Back to the situationship: is it normal to look for reassurance when it’s an undefined relationship? Because, I’ll have texted him at three in the afternoon and by the time I get a text back, it’s turned well into night. I want to know what he’s been up to and, maybe, if he’s talking to any other girls. Not that he’d tell me that. It’s not like I don’t talk to other guys. There’s Tinder guy, who calls me gorgeous and goes to local shows with me. He’s kind of another situationship, but I think I may have fumbled it. No, actually, I definitely fumbled it. Anyway, haha!!!!!! Current situationship is so loosely defined by that word. His band put out an EP and he didn’t even tell me. I had to find out on Instagram.

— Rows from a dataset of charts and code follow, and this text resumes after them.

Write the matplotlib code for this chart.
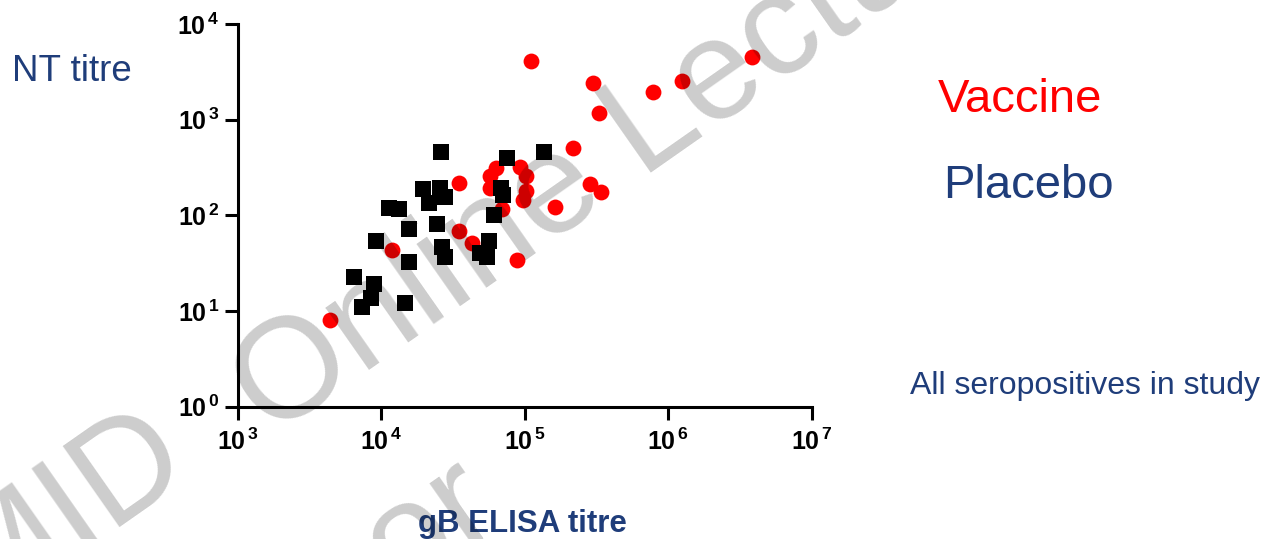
import matplotlib
matplotlib.use('Agg')
import matplotlib.pyplot as plt

# gB ELISA titre (x) vs NT titre (y)
vaccine_x = [1.11e5, 2.97e5, 7.8e5, 1.24e6, 3.81e6, 3.27e5, 2.18e5, 2.84e5,
             3.41e5, 1.63e5, 3.46e4, 6.3e4, 5.69e4, 5.75e4, 9.2e4, 1.02e5,
             1.02e5, 9.8e4, 6.9e4, 3.46e4, 4.3e4, 1.19e4, 8.85e4, 4.37e3]
vaccine_y = [4100, 2440, 1960, 2520, 4520, 1165, 510, 211,
             177, 123, 216, 310, 258, 195, 323, 260,
             180, 145, 116, 69, 52, 43.4, 34.1, 8.05]

placebo_x = [2.6e4, 7.5e4, 1.36e5, 1.94e4, 2.56e4, 2.8e4, 2.14e4, 1.14e4,
             1.32e4, 6.8e4, 7.1e4, 6.1e4, 1.57e4, 2.45e4, 9.2e3, 2.65e4,
             2.77e4, 5.6e4, 4.84e4, 5.47e4, 1.57e4, 6.43e3, 8.9e3, 8.5e3,
             7.3e3, 1.46e4]
placebo_y = [456, 401, 459, 187, 191, 157, 136, 120,
             117, 195, 163, 101, 72, 81, 54.4, 47,
             37, 54.4, 40.1, 37, 32.8, 22.9, 19, 13.6,
             10.9, 12.2]

x_exponents = [3, 4, 5, 6, 7]
y_exponents = [0, 1, 2, 3, 4]

navy = '#1f3d7a'
red = '#ff0000'

plt.rcParams['font.family'] = ['Liberation Sans', 'DejaVu Sans']
plt.rcParams['mathtext.fontset'] = 'custom'
plt.rcParams['mathtext.bf'] = 'Liberation Sans:bold'
plt.rcParams['mathtext.rm'] = 'Liberation Sans:bold'


def power_label(e):
    return r'$\mathbf{10^{\,%d}}$' % e


fig = plt.figure(figsize=(12.62, 5.39), dpi=100)
ax = fig.add_axes([0.1884, 0.2454, 0.4548, 0.7101])

ax.scatter(vaccine_x, vaccine_y, s=130, marker='o', color=red, linewidths=0, zorder=3)
ax.scatter(placebo_x, placebo_y, s=130, marker='s', color='black', linewidths=0, zorder=4)

ax.set_xscale('log')
ax.set_yscale('log')
ax.set_xlim(10.0 ** x_exponents[0], 10.0 ** x_exponents[-1])
ax.set_ylim(10.0 ** y_exponents[0], 10.0 ** y_exponents[-1])
ax.set_xticks([10.0 ** e for e in x_exponents])
ax.set_yticks([10.0 ** e for e in y_exponents])
ax.set_xticklabels([power_label(e) for e in x_exponents])
ax.set_yticklabels([power_label(e) for e in y_exponents])
ax.minorticks_off()

for side in ['top', 'right']:
    ax.spines[side].set_visible(False)
for side in ['left', 'bottom']:
    ax.spines[side].set_linewidth(2.2)
ax.tick_params(axis='both', which='major', length=9.5, width=2.2,
               labelsize=18, color='black')
ax.tick_params(axis='x', pad=6.5)
ax.tick_params(axis='y', pad=3.5)
ax.patch.set_alpha(0)

# slide texts
fig.text(12 / 1262, 1 - 81 / 539, 'NT titre', fontsize=26.5, color=navy,
         ha='left', va='baseline')
fig.text(938 / 1262, 1 - 112 / 539, 'Vaccine', fontsize=34, color=red,
         ha='left', va='baseline')
fig.text(943 / 1262, 1 - 198 / 539, 'Placebo', fontsize=34, color=navy,
         ha='left', va='baseline')
fig.text(910 / 1262, 1 - 394 / 539, 'All seropositives in study', fontsize=23,
         color=navy, ha='left', va='baseline')
fig.text(418 / 1262, 1 - 532 / 539, 'gB ELISA titre', fontsize=22.5,
         fontweight='bold', color=navy, ha='left', va='baseline')

# watermark
wm = dict(rotation=35, rotation_mode='anchor', ha='left', va='baseline',
          fontsize=103, color='black', alpha=0.2, zorder=10)
fig.text(-0.017, -0.1458, 'MID', **wm)
fig.text(0.2146, 0.1850, 'Online Lectures', **wm)
fig.text(0.3167, -0.1002, 'or', **wm)

fig.savefig('out.png', dpi=100)
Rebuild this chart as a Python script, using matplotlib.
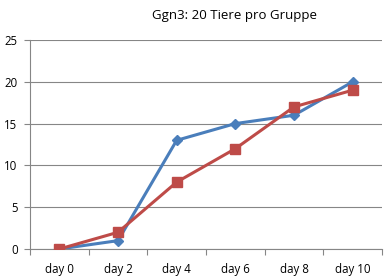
import matplotlib
matplotlib.use("Agg")
import matplotlib.pyplot as plt
import numpy as np

days = ['day 0', 'day 2', 'day 4', 'day 6', 'day 8', 'day 10']
blue_vals = [0, 1, 13, 15, 16, 20]
red_vals = [0, 2, 8, 12, 17, 19]
title = 'Ggn3: 20 Tiere pro Gruppe'

plt.rcParams['font.family'] = ['Open Sans', 'DejaVu Sans']

fig = plt.figure(figsize=(3.92, 2.77), dpi=100)
ax = fig.add_axes([30/392, 28/277, 352/392, 209/277])

x = np.arange(len(days))
ax.plot(x, blue_vals, color='#4A7EBB', lw=2.2, marker='D', ms=5.5, zorder=3)
ax.plot(x, red_vals, color='#BE4B48', lw=2.2, marker='s', ms=6.5, zorder=4)

ax.set_xlim(-0.5, len(days) - 0.5)
ax.set_ylim(0, 25)
ax.set_yticks(range(0, 26, 5))
ax.set_xticks(x)
ax.set_xticklabels(days)
ax.set_xticks(np.arange(-0.5, len(days), 1), minor=True)
ax.tick_params(axis='x', which='major', length=0, labelsize=8.3, pad=10)
ax.tick_params(axis='x', which='minor', length=4, color='#868686', width=0.8)
ax.tick_params(axis='y', length=4, color='#868686', width=0.8, labelsize=8.3, pad=5)
ax.grid(axis='y', color='#868686', lw=0.8)
ax.set_axisbelow(True)
for s in ['top', 'right']:
    ax.spines[s].set_visible(False)
for s in ['left', 'bottom']:
    ax.spines[s].set_color('#868686')
    ax.spines[s].set_linewidth(0.8)

fig.text(235/392, 1 - 16/277, title, ha='center', va='center', fontsize=9.5)

fig.savefig('out.png', dpi=100)
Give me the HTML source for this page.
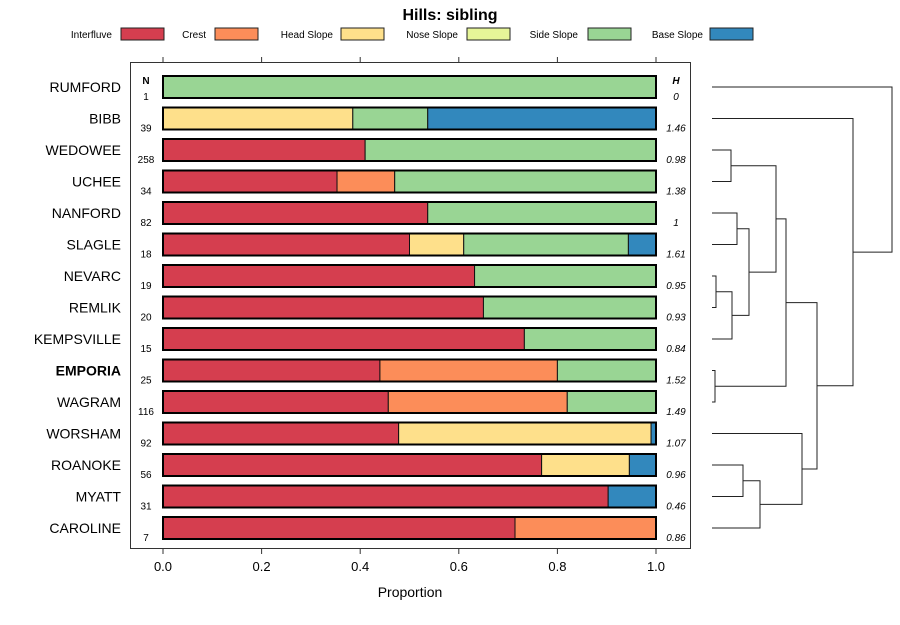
<!DOCTYPE html>
<html><head><meta charset="utf-8"><style>
body{margin:0;background:#fff;font-family:"Liberation Sans",sans-serif}
svg text{font-family:"Liberation Sans",sans-serif}
</style></head><body>
<svg id="c" width="900" height="620" xmlns="http://www.w3.org/2000/svg"></svg>
<script>
const categories=["RUMFORD","BIBB","WEDOWEE","UCHEE","NANFORD","SLAGLE","NEVARC","REMLIK","KEMPSVILLE","EMPORIA","WAGRAM","WORSHAM","ROANOKE","MYATT","CAROLINE"];
const classes=["Interfluve","Crest","Head Slope","Nose Slope","Side Slope","Base Slope"];
const colors=["#d53e4f","#fc8d59","#fee08b","#e6f598","#99d594","#3288bd"];
const interfluve=[0,0,0.41,0.353,0.537,0.5,0.632,0.65,0.733,0.44,0.457,0.478,0.768,0.903,0.714];
const crest=[0,0,0,0.117,0,0,0,0,0,0.36,0.363,0,0,0,0.286];
const headSlope=[0,0.385,0,0,0,0.11,0,0,0,0,0,0.512,0.178,0,0];
const noseSlope=[0,0,0,0,0,0,0,0,0,0,0,0,0,0,0];
const sideSlope=[1,0.152,0.59,0.53,0.463,0.334,0.368,0.35,0.267,0.2,0.18,0,0,0,0];
const baseSlope=[0,0.463,0,0,0,0.056,0,0,0,0,0,0.01,0.054,0.097,0];
const nValues=["1","39","258","34","82","18","19","20","15","25","116","92","56","31","7"];
const hValues=["0","1.46","0.98","1.38","1","1.61","0.95","0.93","0.84","1.52","1.49","1.07","0.96","0.46","0.86"];
const ticks=[0,0.2,0.4,0.6,0.8,1];
const tickLabels=["0.0","0.2","0.4","0.6","0.8","1.0"];
const series=[interfluve,crest,headSlope,noseSlope,sideSlope,baseSlope];
const NS="http://www.w3.org/2000/svg",svg=document.getElementById('c');
function mk(t,a,p){const e=document.createElementNS(NS,t);for(const k in a)e.setAttribute(k,a[k]);(p||svg).appendChild(e);return e;}
const X=p=>163+493*p, Y=i=>87+i*31.5;
// title
let t=mk('text',{x:450,y:20,'text-anchor':'middle','font-size':16,'font-weight':'bold'});t.textContent="Hills: sibling";

// legend
const legTextEnd=[112,206,333,458,578,703],legBox=[121,215,341,467,588,710];
classes.forEach((c,k)=>{
 const g=mk('g',{});
 
 const tx=mk('text',{x:legTextEnd[k],y:38,'text-anchor':'end','font-size':10},g);tx.textContent=c;
 mk('rect',{x:legBox[k],y:28,width:43,height:12,fill:colors[k],stroke:'#222','stroke-width':1},g);
});
// panel
const panel=mk('rect',{x:130.5,y:62.5,width:560,height:486,fill:'none',stroke:'#333','stroke-width':1});

ticks.forEach((v,k)=>{
 mk('line',{x1:X(v),x2:X(v),y1:57,y2:62,stroke:'#333'});
 mk('line',{x1:X(v),x2:X(v),y1:549,y2:554,stroke:'#333'});
 const l=mk('text',{x:X(v),y:571,'text-anchor':'middle','font-size':13});l.textContent=tickLabels[k];
 
});
t=mk('text',{x:410,y:597,'text-anchor':'middle','font-size':14});t.textContent="Proportion";

t=mk('text',{x:146,y:84,'text-anchor':'middle','font-size':10,'font-weight':'bold'});t.textContent="N";

t=mk('text',{x:676,y:84,'text-anchor':'middle','font-size':10,'font-weight':'bold','font-style':'italic'});t.textContent="H";

categories.forEach((c,i)=>{
 const y=Y(i);
 const lb=mk('text',{x:121,y:y+5,'text-anchor':'end','font-size':14,'font-weight':c==="EMPORIA"?'bold':'normal'});lb.textContent=c;
 
 const n=mk('text',{x:146,y:y+13,'text-anchor':'middle','font-size':10});n.textContent=nValues[i];
 
 const h=mk('text',{x:676,y:y+13,'text-anchor':'middle','font-size':10,'font-style':'italic'});h.textContent=hValues[i];
 
 let cum=0;
 series.forEach((s,k)=>{
  const v=s[i]; if(v<=0)return;
  const r=mk('rect',{x:X(cum),y:y-11,width:X(cum+v)-X(cum),height:22,fill:colors[k],stroke:'#111','stroke-width':1});
  
  cum+=v;
 });
 const o=mk('rect',{x:X(0),y:y-11,width:X(cum)-X(0),height:22,fill:'none',stroke:'#000','stroke-width':2});
 
});
// dendrogram: [leftY or node, rightY, mergeX]
const dg=mk('g',{fill:'none',stroke:'#222','stroke-width':1});

const merges=[[2,3,731],[4,5,737],[6,7,716],["n2",8,732],["n1","n3",749],["n0","n4",776],[9,10,715],["n5","n6",786],[12,13,743],["n8",14,760],[11,"n9",802],["n7","n10",817],[1,"n11",853],[0,"n12",892]];
const nodes=[];
function pos(r){return typeof r==="number"?{x:712,y:Y(r)}:nodes[+r.slice(1)];}
merges.forEach(m=>{
 const a=pos(m[0]),b=pos(m[1]),x=m[2];
 mk('path',{d:`M${a.x},${a.y}H${x}V${b.y}H${b.x}`},dg);
 nodes.push({x:x,y:(a.y+b.y)/2});
});
</script>
</body></html>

I’ve been kind of an Insta-whore recently, I might need an intervention. I’ve posted slutty pictures in hopes one guy will see it and then show it to other guy who I kind of want. And, that plan, did not include the situationship from Iowa who is an April Taurus. Kind-of-crush from Boston who’s a May Taurus, maybe. Don’t tell him I said that. My slutty attention-whore posts might definitely become Situationship-April-Taurus aimed, though. I crave the validation of his story like. Maybe he’ll even respond to it! The thrill of being young and not in love or friendship but a secret third thing.
The bottom line is, I think, that situationships are dumb. They’re a stupid concept and an almost cowardly solution to commitment issues. Because, at what point do you step out of the situationship and turn it into a relationship? And, will I ever find that out with this current guy? Much to think about.